I grandi investitori
La plusvalenza del debito pubblico italiano si è riflessa immediatamente anche nei bilanci degli investitori istituzionali. Le banche italiane - che hanno incrementato il loro peso in BTp dai 388 miliardi di inizio anno ai 449 di fine luglio - possono dirsi soddisfatte della scelta fatta. Non potranno da subito beneficiare dell’intera plusvalenza, perlomeno nella parte di titoli contabilizzata nella voce “costo armonizzato” dove gli istituti di credito - proprio per tutelarsi dalla volatilità dello spread - possono iscrivere i BTp che hanno intenzione di portare a scadenza, neutralizzandone le oscillazioni. Viceversa, per la quota di titoli inserita in altre poste (ad esempio nel trading) la plusvalenza è già nei fatti. A titolo di esempio Intesa Sanpaolo, che detiene un controvalore di 37 miliardi di BTp di cui solo un terzo è congelato nel “costo armonizzato”, potrà per la restante parte aggiornare positivamente la contabilità.
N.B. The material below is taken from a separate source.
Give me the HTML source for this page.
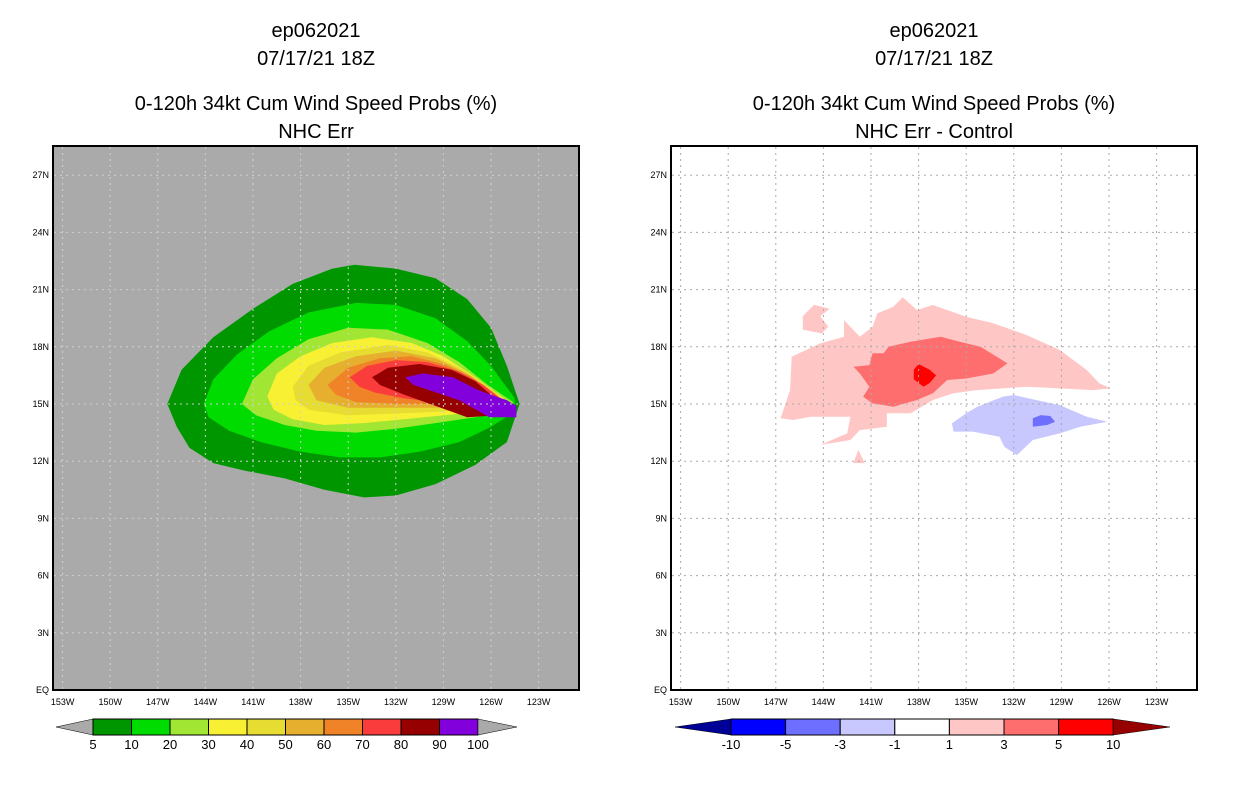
<!DOCTYPE html>
<html><head><meta charset="utf-8"><style>
body{margin:0;background:#fff;width:1236px;height:800px;overflow:hidden}
svg{display:block}
text{font-family:"Liberation Sans",sans-serif}
.t{font-size:20px;text-anchor:middle;fill:#000}
.tk{font-size:9px;fill:#000}
.cb{font-size:13px;text-anchor:middle;fill:#000}
</style></head><body>
<svg id="s" width="1236" height="800">
<defs>
<clipPath id="cl"><rect x="53" y="146" width="526" height="544"/></clipPath>
<clipPath id="cr"><rect x="671" y="146" width="526" height="544"/></clipPath>
</defs>
<g>
<text class="t" x="316" y="37">ep062021</text>
<text class="t" x="316" y="65">07/17/21 18Z</text>
<text class="t" x="316" y="110">0-120h 34kt Cum Wind Speed Probs (%)</text>
<text class="t" x="316" y="138">NHC Err</text>
</g>
<g>
<text class="t" x="934" y="37">ep062021</text>
<text class="t" x="934" y="65">07/17/21 18Z</text>
<text class="t" x="934" y="110">0-120h 34kt Cum Wind Speed Probs (%)</text>
<text class="t" x="934" y="138">NHC Err - Control</text>
</g>
</svg>
<script>
// ---- data ----
const lonTicks=[153,150,147,144,141,138,135,132,129,126,123];
const latTicks=[0,3,6,9,12,15,18,21,24,27];
const probLevels=[5,10,20,30,40,50,60,70,80,90,100];
const probColors=["#009600","#00dc00","#a0e632","#f8f032","#e6dc32","#e6af2d","#f08228","#fa3c3c","#960000","#8200dc"];
const p5=[[146.4,15],[145.5,16.8],[143.5,18.5],[141,20],[138.5,21.3],[136,22.1],[134.6,22.3],[132,22.1],[129.5,21.6],[127.5,20.5],[126,19],[125,17],[124.2,15],[125,13],[127,11.8],[129.5,10.8],[132,10.2],[134,10.1],[136.5,10.5],[139,11.1],[141.5,11.5],[143.5,11.9],[145,12.7],[145.8,13.8]];
const p10=[[144.1,15],[143.5,16.3],[142,17.6],[140,18.8],[137.5,19.8],[134.5,20.3],[132,20.2],[129.5,19.5],[127.5,18.3],[126,17],[124.5,15.3],[124.5,14.6],[126,13.8],[128,13],[130.5,12.5],[133,12.2],[135.5,12.2],[138,12.5],[140.5,13],[142.5,13.6],[143.8,14.3]];
const p20=[[141.7,15],[141,16.3],[139.5,17.4],[137.5,18.4],[135,19],[132.5,18.9],[130,18.2],[128,17.2],[126.2,16],[124.6,15.1],[124.8,14.6],[127,14.3],[129.5,14],[132,13.7],[134.5,13.5],[137,13.6],[139,13.9],[140.8,14.4]];
const p30=[[140.1,15.4],[139.5,16.6],[138,17.5],[136,18.2],[133.5,18.5],[131,18.2],[129,17.5],[127,16.4],[125.2,15.3],[124.8,14.8],[126.5,14.6],[129,14.4],[131.5,14.2],[134,14],[136.5,13.9],[138.5,14.2],[139.7,14.7]];
const p40=[[138.5,15.9],[137.5,17],[135.5,17.7],[132.5,18.1],[130,17.7],[128,16.9],[126,15.8],[124.9,15],[126.5,14.8],[129,14.6],[132,14.5],[135,14.4],[137.5,14.7],[138.3,15.2]];
const p50=[[137.5,16],[136.5,16.9],[134.5,17.5],[132,17.8],[129.5,17.4],[127.5,16.6],[125.8,15.6],[125,15],[126.5,14.9],[129,14.8],[132,14.8],[135,14.8],[137,15.2]];
const p60=[[136.3,16],[135,16.9],[133,17.4],[131,17.5],[129,17.1],[127.2,16.4],[125.7,15.5],[125.1,15.1],[127,15],[129.5,15],[132,15],[134.5,15.1],[135.8,15.5]];
const p70=[[134.9,16.4],[133.8,17],[132,17.3],[130,17.2],[128,16.7],[126.5,16],[125.3,15.2],[125.4,14.6],[127.5,14.8],[129.5,15.1],[131.5,15.3],[133.3,15.6],[134.3,15.9]];
const p80=[[133.5,16.4],[132.5,16.9],[130.5,17.1],[128.5,16.8],[127,16.2],[125.6,15.2],[125.6,14.4],[127.5,14.3],[129.5,14.9],[131.5,15.5],[133,16.0]];
const p90=[[131.4,16.4],[130.3,16.6],[128.4,16.4],[126.7,15.7],[125,15.2],[124.4,14.9],[124.4,14.3],[126.1,14.3],[128,15.2],[130.9,16.0]];
const diffLevels=["-10","-5","-3","-1","1","3","5","10"];
const diffColors=["#000096","#0000ff","#6e6eff","#c8c8ff","#ffffff","#ffc6c6","#ff6e6e","#ff0000","#960000"];
const dPos1=[[146.7,14.25],[146.1,15.73],[146.0,17.48],[144.2,18.18],[142.7,18.53],[142.7,19.4],[141.7,18.53],[140.9,19.05],[140.6,19.75],[139.6,20.1],[139.0,20.6],[138.1,19.93],[137.1,20.19],[135.0,19.58],[133.3,19.23],[131.2,18.62],[129.1,17.83],[127.4,16.78],[126.6,16.08],[125.9,15.82],[127.0,15.73],[129.1,15.82],[131.2,15.9],[134.3,15.73],[135.8,15.56],[137.1,15.21],[138.5,14.51],[140.0,14.51],[140.0,13.81],[141.7,13.63],[142.3,13.11],[144.2,12.85],[142.5,13.46],[142.3,14.33],[144.8,14.33],[145.9,14.16]];
const dPos1b=[[145.3,19.6],[144.6,20.2],[143.6,20.0],[144.2,19.6],[143.7,19.05],[144.1,18.7],[145.3,18.9]];
const dPos1c=[[142.1,11.9],[141.8,12.6],[141.4,11.9]];
const dPos3=[[142.1,16.95],[141.1,17.04],[140.9,17.66],[140.2,17.66],[139.9,18.0],[138.5,18.27],[136.6,18.53],[135.4,18.27],[134.1,18.0],[132.4,17.13],[133.3,16.6],[135.0,16.34],[136.2,16.26],[137.1,15.56],[138.1,15.21],[139.6,14.86],[140.9,15.03],[141.5,15.38],[141.1,15.9],[141.7,16.6]];
const dPos5=[[138.3,16.8],[138.0,17.1],[137.3,16.8],[136.9,16.5],[137.3,16.1],[137.7,15.9],[138.3,16.3]];
const dNeg1=[[135.9,13.98],[135.0,14.51],[134.3,14.86],[132.7,15.38],[132.0,15.47],[130.6,15.21],[129.1,14.94],[127.4,14.33],[126.1,14.07],[127.8,13.81],[129.1,13.46],[130.8,13.11],[131.8,12.32],[132.6,12.76],[132.9,13.28],[134.6,13.55],[135.8,13.55]];
const dNeg3=[[130.8,14.25],[130.3,14.42],[129.7,14.37],[129.4,14.07],[129.9,13.9],[130.8,13.81]];

// ---- axes ----
const S=document.getElementById('s');
const NS='http://www.w3.org/2000/svg';
function mk(t,a,p){const e=document.createElementNS(NS,t);for(const k in a)e.setAttribute(k,a[k]);(p||S).appendChild(e);return e;}
function xs(off){return lon=>off+491-(lon-126)*47.6/3;}
function ys(lat){return 690-lat*57.2/3;}
function poly(pts,x,col,g,name){const e=mk('polygon',{points:pts.map(p=>x(p[0]).toFixed(1)+','+ys(p[1]).toFixed(1)).join(' '),fill:col},g);

}
function panel(off,bg,clip,side){
  const x=xs(off);
  const bgr=mk('rect',{x:53+off,y:146,width:526,height:544,fill:bg});
  
  
  const g=mk('g',{'clip-path':'url(#'+clip+')'});
  
  
  return {x,g};
}
function grid(off,x,col,side){
  const g=mk('g',{stroke:col,'stroke-width':1,'stroke-dasharray':'2,4'});
  
  
  lonTicks.forEach(l=>{const xv=x(l);if(xv>54+off&&xv<578+off)mk('line',{x1:xv,x2:xv,y1:147,y2:689},g);});
  latTicks.forEach(l=>{if(l>0)mk('line',{x1:54+off,x2:578+off,y1:ys(l),y2:ys(l)},g);});
  const f=mk('rect',{x:53+off,y:146,width:526,height:544,fill:'none',stroke:'#000','stroke-width':2});
  
  
  const tg=mk('g',{});
  
  
  lonTicks.forEach(l=>{const t=mk('text',{class:'tk',x:x(l),y:705,'text-anchor':'middle'},tg);t.textContent=l+'W';});
  latTicks.forEach(l=>{const t=mk('text',{class:'tk',x:49+off,y:ys(l)+3,'text-anchor':'end'},tg);t.textContent=l===0?'EQ':l+'N';});
}
function colorbar(x0,w,n,cols,labels,triL,triR,side,labFirst){
  const g=mk('g',{});
  
  
  const y0=719,h=16;
  mk('polygon',{points:`${x0},${y0} ${x0},${y0+h} ${triL},${y0+h/2}`,fill:cols[0],stroke:'#000','stroke-width':0.5},g);
  for(let i=0;i<n;i++)mk('rect',{x:x0+i*w,y:y0,width:w,height:h,fill:cols[i+1],stroke:'#000','stroke-width':1},g);
  const xe=x0+n*w;
  mk('polygon',{points:`${xe},${y0} ${xe},${y0+h} ${triR},${y0+h/2}`,fill:cols[n+1],stroke:'#000','stroke-width':0.5},g);
  labels.forEach((l,i)=>{const t=mk('text',{class:'cb',x:x0+(i+labFirst)*w,y:749},g);t.textContent=l;});
}
// left panel
let L=panel(0,'#aaaaaa','cl','left');
[p5,p10,p20,p30,p40,p50,p60,p70,p80,p90].forEach((p,i)=>poly(p,L.x,probColors[i],L.g,'prob-'+probLevels[i]+'-contour'));
grid(0,L.x,'#cfcfcf','left');
// right panel
let R=panel(618,'#ffffff','cr','right');
poly(dPos1,R.x,diffColors[5],R.g,'diff-plus1-contour');
poly(dPos1b,R.x,diffColors[5],R.g,'diff-plus1-patch');
poly(dPos1c,R.x,diffColors[5],R.g,'diff-plus1-patch-south');
poly(dPos3,R.x,diffColors[6],R.g,'diff-plus3-contour');
poly(dPos5,R.x,diffColors[7],R.g,'diff-plus5-contour');
poly(dNeg1,R.x,diffColors[3],R.g,'diff-minus1-contour');
poly(dNeg3,R.x,diffColors[2],R.g,'diff-minus3-contour');
grid(618,R.x,'#aaaaaa','right');
// colorbars
colorbar(93,38.5,10,['#aaaaaa'].concat(probColors,['#aaaaaa']),probLevels.map(String),56,517,'left',0);
colorbar(731,54.6,7,diffColors,diffLevels,675,1170,'right',0);
</script>
</body></html>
Le banche inoltre hanno incrementato la quota di BTp grazie ai fondi arrivati dall’asta Tltro-III di giugno . Sono migliorate le condizioni. La Bce presta a -1% con l’unica condizione che gli istituti non debbano incrementare, ma semplicemente non ridurre, la quota di prestiti alle aziende non finanziarie e ai privati per credito al consumo. Le banche hanno utilizzato una parte di questi fondi per investirli in BTp.
Tra i grandi investitori ci sono i fondi stranieri che, proprio grazie alle rassicurazioni del Pepp e del Recovery plan sono tornati in Italia, considerata almeno per i prossimi tre anni più sicura proprio perché è stata sterilizzata l’ipotesi di Italexit. Tra questi ricordiamo il Gpif, il più grande fondo pensione giapponese. Recentemente ha modificato la propria policy equiparando i titoli esteri ai titoli domestici. Non a caso gli investitori nipponici sono risultati particolarmente attivi sul mercato dei BTp. Anche perché i giapponesi, grazie al differenziale dei tassi favorevole (tassi euro inferiori a quelli nipponici) ricevono al momento circa 30 punti base in più come effetto della copertura del cambio. Altro segnale che l’allievo (l’Europa) ha superato il maestro (Giappone) nella china verso i tassi bassi.